The exercise:
Reproduce each line of the material exactly, minus any picture.

Collected data:
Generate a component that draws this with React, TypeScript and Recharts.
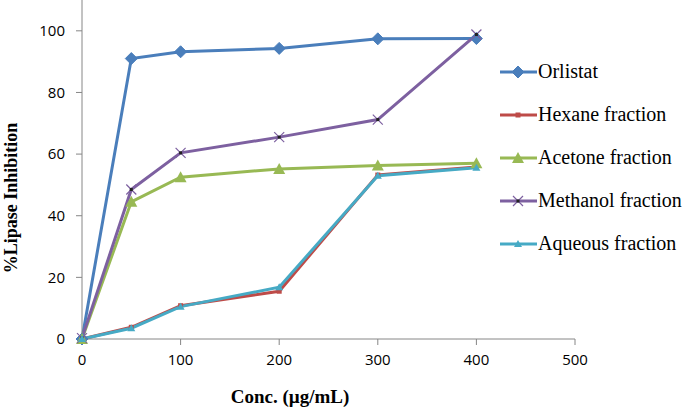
import React from 'react';
import { LineChart, Line, XAxis, YAxis } from 'recharts';

const concentrations = [0, 50, 100, 200, 300, 400];
const orlistat = [0, 91, 93.2, 94.3, 97.4, 97.5];
const hexane = [0, 3.8, 10.8, 15.5, 53.2, 55.8];
const acetone = [0, 44.5, 52.5, 55.2, 56.3, 57];
const methanol = [0.3, 48.5, 60.4, 65.5, 71.2, 98.8];
const aqueous = [0, 3.5, 10.5, 16.8, 53.0, 55.6];
const xTicks = [0, 100, 200, 300, 400, 500];
const yTicks = [0, 20, 40, 60, 80, 100];

const data = concentrations.map((c, i) => ({
  conc: c,
  orlistat: orlistat[i],
  hexane: hexane[i],
  acetone: acetone[i],
  methanol: methanol[i],
  aqueous: aqueous[i],
}));

const COLORS = {
  orlistat: '#4a7ebb',
  hexane: '#be4b48',
  acetone: '#98b954',
  methanol: '#7d60a0',
  aqueous: '#46aac5',
};

type Shape = 'diamond' | 'square' | 'triangle' | 'x' | 'smalltri';

function marker(shape: Shape, cx: number, cy: number, color: string, key?: any) {
  switch (shape) {
    case 'diamond':
      return <path key={key} d={`M${cx},${cy - 6}L${cx + 6},${cy}L${cx},${cy + 6}L${cx - 6},${cy}Z`} fill={color} stroke={color} strokeWidth={1} />;
    case 'square':
      return <rect key={key} x={cx - 2.5} y={cy - 2.5} width={5} height={5} fill={color} />;
    case 'triangle':
      return <path key={key} d={`M${cx},${cy - 6}L${cx + 6},${cy + 5}L${cx - 6},${cy + 5}Z`} fill={color} />;
    case 'smalltri':
      return <path key={key} d={`M${cx},${cy - 4}L${cx + 4},${cy + 3}L${cx - 4},${cy + 3}Z`} fill={color} />;
    case 'x':
      return (
        <g key={key}>
          <path d={`M${cx - 5},${cy - 5}L${cx + 5},${cy + 5}M${cx - 5},${cy + 5}L${cx + 5},${cy - 5}`} stroke={color} strokeWidth={1.2} />
          <rect x={cx - 1.5} y={cy - 1.5} width={3} height={3} fill="#222" />
        </g>
      );
  }
  return null;
}

const series: { key: keyof typeof COLORS; name: string; shape: Shape }[] = [
  { key: 'orlistat', name: 'Orlistat', shape: 'diamond' },
  { key: 'hexane', name: 'Hexane fraction', shape: 'square' },
  { key: 'acetone', name: 'Acetone fraction', shape: 'triangle' },
  { key: 'methanol', name: 'Methanol fraction', shape: 'x' },
  { key: 'aqueous', name: 'Aqueous fraction', shape: 'smalltri' },
];

const LegendBox = () => (
  <div style={{ position: 'absolute', left: 499, top: 50, width: 186, fontFamily: '"Liberation Serif", "Times New Roman", serif', fontSize: 20, color: '#000', whiteSpace: 'nowrap' }}>
    {series.map((s) => (
      <div key={s.key} style={{ display: 'flex', alignItems: 'center', height: 43 }}>
        <svg width={39} height={14} style={{ marginRight: 0 }}>
          <line x1={1} y1={7} x2={38} y2={7} stroke={COLORS[s.key]} strokeWidth={3} />
          {marker(s.shape, 19, 7, COLORS[s.key])}
        </svg>
        <span>{s.name}</span>
      </div>
    ))}
  </div>
);

export default function App() {
  return (
    <div style={{ position: 'absolute', left: 0, top: 0, width: 685, height: 409, background: '#fff' }}>
      <LineChart width={685} height={409} data={data} margin={{ top: 0, right: 110, bottom: 40, left: 22 }}>
        <XAxis
          dataKey="conc"
          type="number"
          domain={[0, 500]}
          ticks={xTicks}
          stroke="#868686"
          tickSize={6}
          tickMargin={9}
          height={30}
          tick={{ fill: '#000', fontSize: 15, fontFamily: '"Open Sans", sans-serif' }}
          label={{
            content: (props: any) => {
              const vb = props.viewBox;
              return (
                <text x={vb.x + 208} y={vb.y + 64} textAnchor="middle" fontFamily='"Liberation Serif", serif' fontWeight="bold" fontSize={19} fill="#000">
                  Conc. (µg/mL)
                </text>
              );
            },
          }}
        />
        <YAxis
          type="number"
          domain={[0, 110]}
          ticks={yTicks}
          stroke="#868686"
          width={60}
          tickSize={6}
          tickMargin={11}
          tick={{ fill: '#000', fontSize: 15, fontFamily: '"Open Sans", sans-serif' }}
          label={{
            content: () => (
              <text x={0} y={0} transform="translate(17,198) rotate(-90)" textAnchor="middle" fontFamily='"Liberation Serif", serif' fontWeight="bold" fontSize={18} fill="#000">
                %Lipase Inhibition
              </text>
            ),
          }}
        />
        {series.map((s) => (
          <Line
            key={s.key}
            dataKey={s.key}
            name={s.name}
            stroke={COLORS[s.key]}
            strokeWidth={3}
            isAnimationActive={false}
            type="linear"
            dot={(p: any) => marker(s.shape, p.cx, p.cy, COLORS[s.key], `${s.key}-${p.index}`)}
            activeDot={false}
          />
        ))}
      </LineChart>
      <LegendBox />
    </div>
  );
}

Answer in full:
Generate a component that draws this with React, TypeScript and Recharts.
import React from 'react';
import { LineChart, Line, XAxis, YAxis } from 'recharts';

const concentrations = [0, 50, 100, 200, 300, 400];
const orlistat = [0, 91, 93.2, 94.3, 97.4, 97.5];
const hexane = [0, 3.8, 10.8, 15.5, 53.2, 55.8];
const acetone = [0, 44.5, 52.5, 55.2, 56.3, 57];
const methanol = [0.3, 48.5, 60.4, 65.5, 71.2, 98.8];
const aqueous = [0, 3.5, 10.5, 16.8, 53.0, 55.6];
const xTicks = [0, 100, 200, 300, 400, 500];
const yTicks = [0, 20, 40, 60, 80, 100];

const data = concentrations.map((c, i) => ({
  conc: c,
  orlistat: orlistat[i],
  hexane: hexane[i],
  acetone: acetone[i],
  methanol: methanol[i],
  aqueous: aqueous[i],
}));

const COLORS = {
  orlistat: '#4a7ebb',
  hexane: '#be4b48',
  acetone: '#98b954',
  methanol: '#7d60a0',
  aqueous: '#46aac5',
};

type Shape = 'diamond' | 'square' | 'triangle' | 'x' | 'smalltri';

function marker(shape: Shape, cx: number, cy: number, color: string, key?: any) {
  switch (shape) {
    case 'diamond':
      return <path key={key} d={`M${cx},${cy - 6}L${cx + 6},${cy}L${cx},${cy + 6}L${cx - 6},${cy}Z`} fill={color} stroke={color} strokeWidth={1} />;
    case 'square':
      return <rect key={key} x={cx - 2.5} y={cy - 2.5} width={5} height={5} fill={color} />;
    case 'triangle':
      return <path key={key} d={`M${cx},${cy - 6}L${cx + 6},${cy + 5}L${cx - 6},${cy + 5}Z`} fill={color} />;
    case 'smalltri':
      return <path key={key} d={`M${cx},${cy - 4}L${cx + 4},${cy + 3}L${cx - 4},${cy + 3}Z`} fill={color} />;
    case 'x':
      return (
        <g key={key}>
          <path d={`M${cx - 5},${cy - 5}L${cx + 5},${cy + 5}M${cx - 5},${cy + 5}L${cx + 5},${cy - 5}`} stroke={color} strokeWidth={1.2} />
          <rect x={cx - 1.5} y={cy - 1.5} width={3} height={3} fill="#222" />
        </g>
      );
  }
  return null;
}

const series: { key: keyof typeof COLORS; name: string; shape: Shape }[] = [
  { key: 'orlistat', name: 'Orlistat', shape: 'diamond' },
  { key: 'hexane', name: 'Hexane fraction', shape: 'square' },
  { key: 'acetone', name: 'Acetone fraction', shape: 'triangle' },
  { key: 'methanol', name: 'Methanol fraction', shape: 'x' },
  { key: 'aqueous', name: 'Aqueous fraction', shape: 'smalltri' },
];

const LegendBox = () => (
  <div style={{ position: 'absolute', left: 499, top: 50, width: 186, fontFamily: '"Liberation Serif", "Times New Roman", serif', fontSize: 20, color: '#000', whiteSpace: 'nowrap' }}>
    {series.map((s) => (
      <div key={s.key} style={{ display: 'flex', alignItems: 'center', height: 43 }}>
        <svg width={39} height={14} style={{ marginRight: 0 }}>
          <line x1={1} y1={7} x2={38} y2={7} stroke={COLORS[s.key]} strokeWidth={3} />
          {marker(s.shape, 19, 7, COLORS[s.key])}
        </svg>
        <span>{s.name}</span>
      </div>
    ))}
  </div>
);

export default function App() {
  return (
    <div style={{ position: 'absolute', left: 0, top: 0, width: 685, height: 409, background: '#fff' }}>
      <LineChart width={685} height={409} data={data} margin={{ top: 0, right: 110, bottom: 40, left: 22 }}>
        <XAxis
          dataKey="conc"
          type="number"
          domain={[0, 500]}
          ticks={xTicks}
          stroke="#868686"
          tickSize={6}
          tickMargin={9}
          height={30}
          tick={{ fill: '#000', fontSize: 15, fontFamily: '"Open Sans", sans-serif' }}
          label={{
            content: (props: any) => {
              const vb = props.viewBox;
              return (
                <text x={vb.x + 208} y={vb.y + 64} textAnchor="middle" fontFamily='"Liberation Serif", serif' fontWeight="bold" fontSize={19} fill="#000">
                  Conc. (µg/mL)
                </text>
              );
            },
          }}
        />
        <YAxis
          type="number"
          domain={[0, 110]}
          ticks={yTicks}
          stroke="#868686"
          width={60}
          tickSize={6}
          tickMargin={11}
          tick={{ fill: '#000', fontSize: 15, fontFamily: '"Open Sans", sans-serif' }}
          label={{
            content: () => (
              <text x={0} y={0} transform="translate(17,198) rotate(-90)" textAnchor="middle" fontFamily='"Liberation Serif", serif' fontWeight="bold" fontSize={18} fill="#000">
                %Lipase Inhibition
              </text>
            ),
          }}
        />
        {series.map((s) => (
          <Line
            key={s.key}
            dataKey={s.key}
            name={s.name}
            stroke={COLORS[s.key]}
            strokeWidth={3}
            isAnimationActive={false}
            type="linear"
            dot={(p: any) => marker(s.shape, p.cx, p.cy, COLORS[s.key], `${s.key}-${p.index}`)}
            activeDot={false}
          />
        ))}
      </LineChart>
      <LegendBox />
    </div>
  );
}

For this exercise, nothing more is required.